ST. PAUL — There’s a reason that Democrats were treading so lightly on the red-meat issues at their convention last week that TV analysts started asking what was up.

It’s the same reason that Republican strategists weren’t too upset about skipping the attack politics thus far in the GOP convention during the Gulf Coast hurricane emergency.

It’s not Democrats or Republicans in question, it’s those independent voters in the middle of the electorate that need wooing, polls are showing.

A National Journal poll released this morning showed something remarkable for this stage of the campaign: 85 percent of Republicans are firmly for John McCain and 84 percent of Democrats are squarely behind Barack Obama.

That partisan commitment is much the same in other polls and hasn’t changed much recently, leading pollsters to conclude that this election will be decided by independents and a relatively small number of voters in the middle.

In Missouri and other battleground states, the candidates’ best route to those voters - and perhaps to victory in November - is connecting on the cluster of economic issues that are worrying the public.

“I don’t think that the harsh, ideological language takes you were you want to go,” said Ed Reilly, a Democratic-aligned pollster. “Those people have already made up their mind. These candidates are well ahead of other candidates in terms of firming up their base.”

Reilly estimated that candidates are aiming at just 12-15 percent of the electorate. “There’s not a lot out there that’s moveable, and they’re mostly independents. At this stage of the game, for there to be that small a number of voters who are persuadable is extraordinary.”

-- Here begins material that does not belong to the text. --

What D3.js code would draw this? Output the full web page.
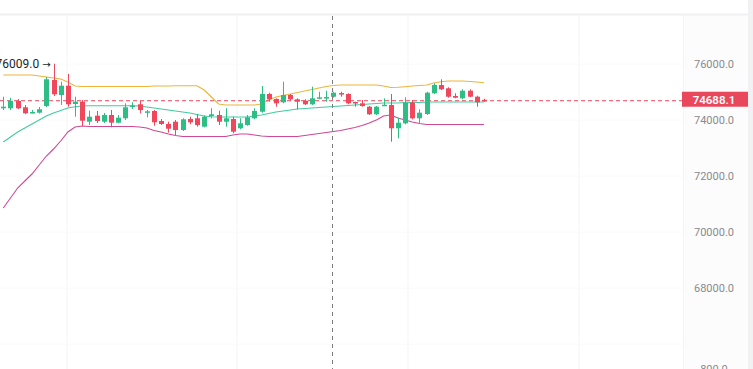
<!DOCTYPE html>
<html>
<head>
<meta charset="utf-8">
<script src="https://cdn.jsdelivr.net/npm/d3@7"></script>
<style>
  html, body { margin: 0; padding: 0; background: #fff; overflow: hidden; }
  svg { display: block; font-family: Roboto, "Open Sans", sans-serif; }
</style>
</head>
<body>
<div id="chart"></div>
<script>
// candles, oldest first
const opens = [74418, 74418, 74679, 74454, 74261, 74261, 74500, 75429, 74893, 75225,
  74571, 74654, 73939, 74154, 73939, 74179, 73904, 74061, 74500, 74561,
  74290, 74321, 73964, 73857, 73939, 73643, 74036, 74061, 73761, 74143,
  74179, 73939, 74036, 73704, 73821, 74061, 74296, 74929, 74750, 74632,
  74893, 74739, 74689, 74561, 74800, 74800, 74832, 74961, 74929, 74643,
  74596, 74475, 74204, 74525, 74536, 73704, 73882, 74618, 74061, 74214,
  74954, 75250, 75132, 74857, 74775, 75046, 74832, 74720];
const highs = [74832, 74796, 74750, 74536, 74357, 74464, 75536, 76009, 75368, 75643,
  74832, 74714, 74332, 74321, 74250, 74357, 74179, 74596, 74632, 74689,
  74357, 74357, 74036, 73939, 74000, 74061, 74118, 74214, 74168, 74418,
  74332, 74418, 74118, 74061, 74179, 74418, 75214, 74975, 74775, 75368,
  74929, 74775, 74739, 75190, 75011, 75046, 75011, 75011, 74954, 74654,
  74714, 74500, 74500, 74775, 74929, 74082, 74811, 74714, 74382, 75011,
  75311, 75454, 75168, 74954, 75096, 75096, 74868, 74760];
const lows = [74357, 74357, 74393, 74214, 74240, 74232, 74464, 74857, 74536, 74475,
  74118, 73786, 73821, 73893, 73893, 73739, 73882, 74000, 74393, 74239,
  74096, 73796, 73821, 73546, 73464, 73607, 73846, 73761, 73739, 74061,
  73821, 73761, 73525, 73668, 73796, 74025, 74261, 74654, 74475, 74596,
  74689, 74382, 74536, 74536, 74739, 74654, 74796, 74832, 74561, 74475,
  74475, 74179, 74179, 74500, 73225, 73346, 73846, 74025, 73882, 74179,
  74929, 75071, 74796, 74775, 74739, 74811, 74475, 74650];
const closes = [74475, 74689, 74418, 74239, 74285, 74382, 75454, 74918, 75225, 74561,
  74654, 73975, 74118, 73964, 74179, 73904, 74082, 74454, 74520, 74357,
  74310, 73918, 73857, 73689, 73643, 74025, 73918, 73821, 74118, 74204,
  73939, 74061, 73582, 73882, 74096, 74321, 74929, 74739, 74596, 74893,
  74739, 74654, 74561, 74775, 74811, 74820, 74975, 74940, 74596, 74607,
  74500, 74204, 74475, 74545, 73704, 73904, 74618, 74061, 74261, 74975,
  75250, 75096, 74832, 74796, 75046, 74832, 74632, 74688.1];

// bollinger bands
const upperBand = [75607, 75607, 75607, 75607, 75607, 75571, 75536, 75500, 75464, 75357,
  75214, 75196, 75196, 75196, 75196, 75196, 75196, 75196, 75196, 75196,
  75196, 75214, 75214, 75214, 75225, 75225, 75225, 75225, 75071, 74821,
  74571, 74536, 74536, 74536, 74536, 74536, 74571, 74714, 74821, 74875,
  74929, 74982, 75036, 75089, 75143, 75196, 75232, 75250, 75250, 75250,
  75250, 75250, 75250, 75214, 75161, 75168, 75189, 75214, 75232, 75250,
  75321, 75368, 75393, 75393, 75393, 75375, 75357, 75332];
const middleBand = [73214, 73393, 73571, 73714, 73857, 74000, 74143, 74250, 74339, 74429,
  74475, 74500, 74511, 74511, 74511, 74511, 74511, 74511, 74511, 74500,
  74464, 74429, 74393, 74357, 74321, 74286, 74250, 74196, 74143, 74118,
  74107, 74107, 74107, 74107, 74107, 74143, 74179, 74232, 74286, 74321,
  74357, 74393, 74411, 74429, 74446, 74464, 74482, 74500, 74518, 74536,
  74554, 74571, 74589, 74607, 74607, 74607, 74625, 74625, 74625, 74643,
  74643, 74643, 74643, 74643, 74643, 74643, 74643, 74643];
const lowerBand = [70857, 71214, 71571, 71821, 72071, 72393, 72714, 72964, 73250, 73571,
  73750, 73786, 73768, 73768, 73768, 73768, 73768, 73768, 73768, 73750,
  73714, 73625, 73571, 73500, 73446, 73411, 73411, 73411, 73411, 73411,
  73411, 73411, 73464, 73500, 73500, 73464, 73429, 73411, 73411, 73411,
  73411, 73411, 73446, 73482, 73518, 73554, 73589, 73625, 73679, 73732,
  73804, 73893, 74000, 74143, 74179, 74071, 74000, 73929, 73875, 73839,
  73839, 73839, 73839, 73839, 73839, 73839, 73839, 73839];

const priceTicks = [68000, 70000, 72000, 74000, 76000];
const volumeTicks = [800];
const lastPrice = 74688.1;
const maxPrice = 76009;
const maxIndex = 7;
const crossIndex = 46;

const W = 753, H = 369;
const GREEN = '#2ebd85', RED = '#f0475c';

const svg = d3.select('#chart').append('svg')
  .attr('width', W).attr('height', H);

svg.append('rect').attr('width', W).attr('height', H).attr('fill', '#fff');

const n = closes.length;
const x = d3.scaleLinear().domain([0, n - 1]).range([3.3, 484]);
const y = d3.scaleLinear().domain([68000, 76000]).range([288, 64]);
const yVol = d3.scaleLinear().domain([0, 800]).range([420, 369]);

// chrome: axis column, scroll strip, top rule
svg.append('rect').attr('x', 683).attr('y', 15).attr('width', 65).attr('height', H - 15)
  .attr('fill', '#fcfcfd');
svg.append('line').attr('x1', 683.5).attr('x2', 683.5).attr('y1', 15).attr('y2', H)
  .attr('stroke', '#f4f4f6');
svg.append('rect').attr('x', 748).attr('y', 0).attr('width', 5).attr('height', H)
  .attr('fill', '#f1f1f4');
svg.append('line').attr('x1', 0).attr('x2', 748).attr('y1', 14.5).attr('y2', 14.5)
  .attr('stroke', '#f0f0f2').attr('stroke-width', 2);

// grid (very faint)
const gridX = [67, 237, 408, 579];
svg.append('g').selectAll('line').data(gridX).enter().append('line')
  .attr('x1', d => d).attr('x2', d => d).attr('y1', 16).attr('y2', H)
  .attr('stroke', '#f9f9fa').attr('stroke-width', 2);
svg.append('g').selectAll('line').data(priceTicks.concat([66000])).enter().append('line')
  .attr('x1', 0).attr('x2', 683).attr('y1', d => y(d)).attr('y2', d => y(d))
  .attr('stroke', '#fafafb').attr('stroke-width', 1);

// bands
const bands = [
  { vals: upperBand, color: '#eeb43a' },
  { vals: middleBand, color: '#42cc9c' },
  { vals: lowerBand, color: '#cf4896' }
];
const line = d3.line().x((d, i) => x(i)).y(d => y(d));
bands.forEach(b => {
  svg.append('path').datum(b.vals)
    .attr('d', line).attr('fill', 'none')
    .attr('stroke', b.color).attr('stroke-width', 1.1);
});

// last price line
svg.append('line')
  .attr('x1', 0).attr('x2', 683).attr('y1', y(lastPrice)).attr('y2', y(lastPrice))
  .attr('stroke', RED).attr('stroke-width', 1).attr('stroke-dasharray', '4,3');

// candles
const candles = svg.append('g').selectAll('g').data(d3.range(n)).enter().append('g');
candles.append('line')
  .attr('x1', i => Math.round(x(i)) + 0.5).attr('x2', i => Math.round(x(i)) + 0.5)
  .attr('y1', i => y(highs[i])).attr('y2', i => y(lows[i]))
  .attr('stroke', i => closes[i] >= opens[i] ? GREEN : RED);
candles.append('rect')
  .attr('x', i => Math.round(x(i)) - 2)
  .attr('width', 5)
  .attr('y', i => y(Math.max(opens[i], closes[i])))
  .attr('height', i => Math.max(1.5, Math.abs(y(opens[i]) - y(closes[i]))))
  .attr('fill', i => closes[i] >= opens[i] ? GREEN : RED);

// crosshair
svg.append('line')
  .attr('x1', Math.round(x(crossIndex)) - 0.5).attr('x2', Math.round(x(crossIndex)) - 0.5)
  .attr('y1', 16).attr('y2', H)
  .attr('stroke', '#7d7d80').attr('stroke-dasharray', '4,4');

// max marker
const maxLabel = svg.append('text')
  .attr('x', x(maxIndex) - 3).attr('y', y(maxPrice) + 4)
  .attr('text-anchor', 'end')
  .attr('font-size', 12).attr('fill', '#1e1e1e');
maxLabel.append('tspan').text(d3.format('.1f')(maxPrice) + ' ');
maxLabel.append('tspan').attr('font-family', 'DejaVu Sans').attr('font-size', 10).text('\u2192');

// right price axis
const axis = svg.append('g').attr('transform', 'translate(714,0)')
  .call(d3.axisRight(y).tickValues(priceTicks).tickFormat(d3.format('.1f')).tickSize(0));
axis.select('.domain').remove();
axis.selectAll('text')
  .attr('x', 0).attr('text-anchor', 'middle')
  .attr('font-size', 11).attr('fill', '#8a8a8e')
  .attr('font-family', 'Roboto, sans-serif');

svg.append('g').selectAll('text').data(volumeTicks).enter().append('text')
  .attr('x', 714).attr('y', d => yVol(d) + 4).attr('text-anchor', 'middle')
  .attr('font-size', 11).attr('fill', '#8a8a8e')
  .text(d => d3.format('.1f')(d));

// last price tag
const tagY = y(lastPrice);
svg.append('rect')
  .attr('x', 682).attr('y', tagY - 9).attr('width', 66).attr('height', 15)
  .attr('fill', '#e9485c');
svg.append('text')
  .attr('x', 714).attr('y', tagY + 3)
  .attr('text-anchor', 'middle')
  .attr('font-size', 11.5).attr('font-weight', 600).attr('fill', '#fff')
  .text(d3.format('.1f')(lastPrice));
</script>
</body>
</html>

Republican pollster Brent McGoldrick said that McCain must shed the hard partisanship he has adopted of late in order to appeal to those independents.

“There’s a sense among Republicans and independents that they would like to see the old free-wheeling, maverick McCain,” he said.

Speaking of McCain’s acceptance speech, McGoldrick added: “In order to change the game, McCain has to come pretty close to making Republicans like me cringe when he separates himself from Bush … On Friday morning … people have to understand that he’s a maverick.”